II – La « journée–laboratoire » du 5 novembre 1944 : de Gaulle et Grenoble au miroir l’un de l’autre.

En face de la mémoire communiste de la Deuxième Guerre mondiale, déjà en concurrence mais pas encore engagée dans une logique d’affrontement, se trouve (se dresse ?), elle aussi impressionnante, la mémoire gaulliste. Sa nature propre et les buts qui lui sont désignés par tel ou tel de ses grands ordonnateurs – au premier rang desquels le général lui-même, évidemment, mais aussi, en ces temps où l’union politique n’est pas encore menacée par la concurrence électorale, le MRP – sont tout différents de ceux qu’on vient de présenter. Deux exemples suffisent à le rappeler.

A priori plus limpide chronologiquement, la mémoire gaulliste n’est par exemple pas forcée de s’astreindre à des contournements logiques pour établir la date de son entrée en Résistance ; au contraire, le 18 juin est d’ores et déjà devenu à la Libération le principe de datation de toute entrée en Résistance, LA date symbole par rapport à laquelle on doit se situer au plus près si l’on veut espérer jouir de l’aura de légitimation qu’elle dispense 684 .

Structurée autour d’un homme – et pas d’un parti – elle est en outre tout entière dédiée à la glorification personnelle du général et, partant, de son combat.

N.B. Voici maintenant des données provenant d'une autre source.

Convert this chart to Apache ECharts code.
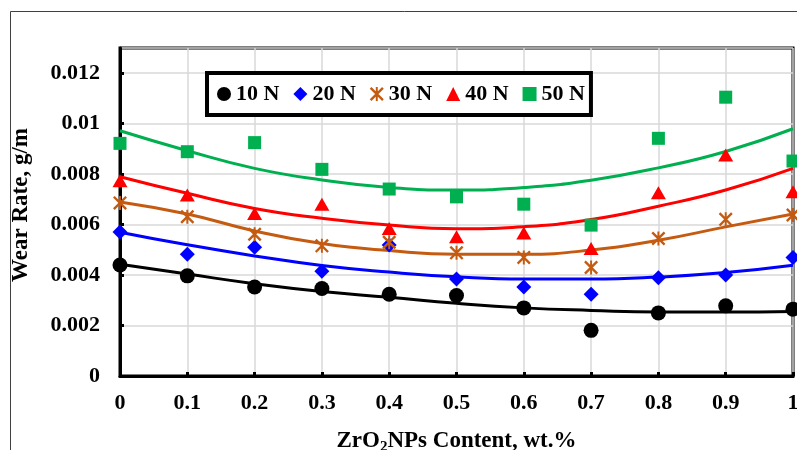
<!DOCTYPE html>
<html>
<head>
<meta charset="utf-8">
<script src="https://cdn.jsdelivr.net/npm/echarts@6/dist/echarts.min.js"></script>
<style>
  html, body { margin: 0; padding: 0; background: #fff; }
  #chart { width: 797px; height: 450px; }
</style>
</head>
<body>
<div id="chart"></div>
<script>
// ZrO2 content (wt.%)
var content = [0, 0.1, 0.2, 0.3, 0.4, 0.5, 0.6, 0.7, 0.8, 0.9, 1];

// measured wear rate, g/m
var wear10 = [0.0044, 0.00397, 0.00353, 0.00347, 0.00324, 0.00319, 0.0027, 0.00181, 0.0025, 0.00278, 0.00265];
var wear20 = [0.00571, 0.00483, 0.0051, 0.00415, 0.00519, 0.00384, 0.00353, 0.00324, 0.00389, 0.004, 0.0047];
var wear30 = [0.00686, 0.00631, 0.00562, 0.00516, 0.0053, 0.00488, 0.0047, 0.0043, 0.00545, 0.00621, 0.00638];
var wear40 = [0.00774, 0.00717, 0.00644, 0.00681, 0.00585, 0.00552, 0.00567, 0.00505, 0.00726, 0.00876, 0.0073];
var wear50 = [0.00922, 0.00889, 0.00925, 0.00819, 0.00741, 0.0071, 0.00681, 0.00598, 0.00942, 0.01105, 0.00852];

// trend lines
var fit10 = [0.00443, 0.00404, 0.00366, 0.00335, 0.00312, 0.00288, 0.0027, 0.0026, 0.00254, 0.00254, 0.00256];
var fit20 = [0.0057, 0.0052, 0.00476, 0.00438, 0.00412, 0.00393, 0.00384, 0.00384, 0.00392, 0.0041, 0.00439];
var fit30 = [0.0069, 0.00642, 0.00575, 0.00525, 0.00497, 0.00483, 0.00483, 0.00499, 0.00538, 0.00591, 0.00642];
var fit40 = [0.0079, 0.00724, 0.00664, 0.00625, 0.00598, 0.00584, 0.00592, 0.0062, 0.00673, 0.00737, 0.00823];
var fit50 = [0.00972, 0.00893, 0.00823, 0.00777, 0.00747, 0.00737, 0.00747, 0.00776, 0.00825, 0.0089, 0.0098];

var loads = ['10 N', '20 N', '30 N', '40 N', '50 N'];

var starPath = 'path://M0,1.2L1.2,0L10,8.8L8.8,10Z M8.8,0L10,1.2L1.2,10L0,8.8Z M4.3,0L5.7,0L5.7,10L4.3,10Z';

function pairs(ys) {
  return content.map(function (x, i) { return [x, ys[i]]; });
}

var serif = 'Liberation Serif, Times New Roman, serif';
var chart = echarts.init(document.getElementById('chart'));

var points = [
  { data: wear10, fit: fit10, color: '#000000', symbol: 'circle', size: 15 },
  { data: wear20, fit: fit20, color: '#0000FF', symbol: 'diamond', size: 15 },
  { data: wear30, fit: fit30, color: '#C55A11', symbol: starPath, size: 14 },
  { data: wear40, fit: fit40, color: '#FF0000', symbol: 'triangle', size: [15, 13] },
  { data: wear50, fit: fit50, color: '#00B050', symbol: 'rect', size: 13 }
];

var series = [];
points.forEach(function (p, i) {
  series.push({
    name: loads[i] + ' fit',
    type: 'line',
    data: pairs(p.fit),
    smooth: true,
    showSymbol: false,
    silent: true,
    lineStyle: { color: p.color, width: 3 },
    z: 2
  });
});
points.forEach(function (p, i) {
  series.push({
    name: loads[i],
    type: 'scatter',
    data: pairs(p.data),
    symbol: p.symbol,
    symbolSize: p.size,
    itemStyle: { color: p.color, opacity: 1 },
    z: 3
  });
});

chart.setOption({
  animation: false,
  backgroundColor: '#fff',
  graphic: [{
    type: 'rect',
    shape: { x: 10.5, y: 11.5, width: 900, height: 600 },
    style: { fill: 'none', stroke: '#404040', lineWidth: 1 },
    z: 0
  }],
  grid: {
    left: 120, right: 4, top: 48, bottom: 74,
    outerBoundsMode: 'none',
    containLabel: false,
    show: true, borderColor: '#000', borderWidth: 3
  },
  legend: {
    data: loads,
    left: 207, top: 73,
    orient: 'horizontal',
    itemWidth: 14, itemHeight: 14, itemGap: 14,
    padding: [10, 6, 10, 10],
    borderColor: '#000', borderWidth: 4,
    backgroundColor: '#fff',
    textStyle: { fontFamily: serif, fontWeight: 'bold', fontSize: 22, color: '#000' }
  },
  xAxis: {
    type: 'value',
    min: 0, max: 1, interval: 0.1,
    name: '{a|ZrO}{sub|2}{a|NPs Content, wt.%}',
    nameLocation: 'middle',
    nameGap: 51,
    nameTextStyle: {
      rich: {
        a: { fontFamily: serif, fontWeight: 'bold', fontSize: 23, color: '#000' },
        sub: { fontFamily: serif, fontWeight: 'bold', fontSize: 15, color: '#000', padding: [13, 0, 0, 0] }
      }
    },
    axisLine: { lineStyle: { color: '#000', width: 3 } },
    axisTick: { inside: true, length: 4, lineStyle: { color: '#000', width: 3 } },
    axisLabel: {
      fontFamily: serif, fontWeight: 'bold', fontSize: 22, color: '#000', margin: 16
    },
    splitLine: { show: true, lineStyle: { color: '#D9D9D9', width: 1.5 } }
  },
  yAxis: {
    type: 'value',
    min: 0, max: 0.013, interval: 0.002,
    name: 'Wear Rate, g/m',
    nameLocation: 'middle',
    nameGap: 87,
    nameTextStyle: {
      fontFamily: serif, fontWeight: 'bold', fontSize: 23, color: '#000',
      padding: [0, 0, 0, 14]
    },
    axisLine: { lineStyle: { color: '#000', width: 3 } },
    axisTick: { inside: true, length: 4, lineStyle: { color: '#000', width: 3 } },
    axisLabel: {
      fontFamily: serif, fontWeight: 'bold', fontSize: 22, color: '#000', margin: 20,
      showMaxLabel: false
    },
    splitLine: { show: true, lineStyle: { color: '#D9D9D9', width: 1.5 } }
  },
  series: series
});
</script>
</body>
</html>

Cette dimension « individualiste » l’incarne d’emblée dans une posture légendaire qui donne de lui l’image – éminemment classique dans l’histoire de France –, du Grand Homme, façonnant dans le même temps son personnage en un archétype du Sauveur 685 . Le registre dans lequel se situe la mémoire gaulliste est donc à part ; son vocabulaire, sa grammaire, sa rhétorique et ses artifices seront différents.

Le plus intéressant, au moment où Grenoble s’apprête à recevoir le général de Gaulle (lancé depuis la veille dans l’un de ces voyages de réappropriation symbolique du territoire qu’il affectionne, cette fois consacré aux Alpes 686 ), nous paraît résider dans l’évaluation de trois des composantes majeures de la mémoire gaulliste quand elle est à l’œuvre concrètement, comme ce fut le cas pendant quelques heures, en cette fin de journée du 5 novembre 1944. Ce « laboratoire » permet de poser en effet trois questions à propos de la mémoire neuve de De Gaulle et de sa réception par Grenoble, qui espère en retour beaucoup de cette visite, nous l’avons dit (nous préférons parler de la mémoire de De Gaulle – plutôt que de mémoire gaulliste – tant l’aspect individuel est dominant, mais aussi pour insister sur l’absence, dans la mise en place de cette mémoire et pour l’instant, de la politique au sens électoral du terme).

Est-elle une mémoire de l’unanimisme, la journée du 5 novembre 1944 telle qu’elle se déroule à Grenoble faisant alors office à l’échelle locale, de mise en scène de l’union autour du chef retrouvé, comme le fut celle du 26 août à Paris, dont on semble avoir bien entendre ça et là quelques échos ?

De quoi parle de Gaulle, grand officiant, au nom de sa mémoire somme toute personnelle, mais dont il assure qu’elle est assez accueillante pour englober la nation tout entière ? Le poids de la France et le rôle de son armée sont-ils encore, près de trois mois après le discours de l’Hôtel de Ville de Paris, au cœur de son obsession ?

Quelle place le Grand Homme entend-il attribuer à l’expérience locale du conflit ? Sait-il, connaissant le poids que pèsent les enjeux locaux de mémoire, ménager la fierté de Grenoble, lui réserver la place à part qu’elle revendique pour parvenir ainsi à mieux l’intégrer à la mémoire positive de la nation qu’il entend individuellement incarner ? En un mot, quelle découverte font l’un de l’autre le « Chef de la Résistance » et la (presque) « Capitale de la Résistance » ?

Notes
684.

Cf. Nicole Racine-Furlaud, « 18 juin 1940 ou 10 juillet 1940, batailles de mémoires », art. cité.

685.

Lire de qu’écrit Raoul Girardet du « mythe du Sauveur », in Mythes et mythologies politiques, op. cit., p. 63-95.

686.

Pour les différentes étapes du voyage de De Gaulle, voir annexe n° XVII.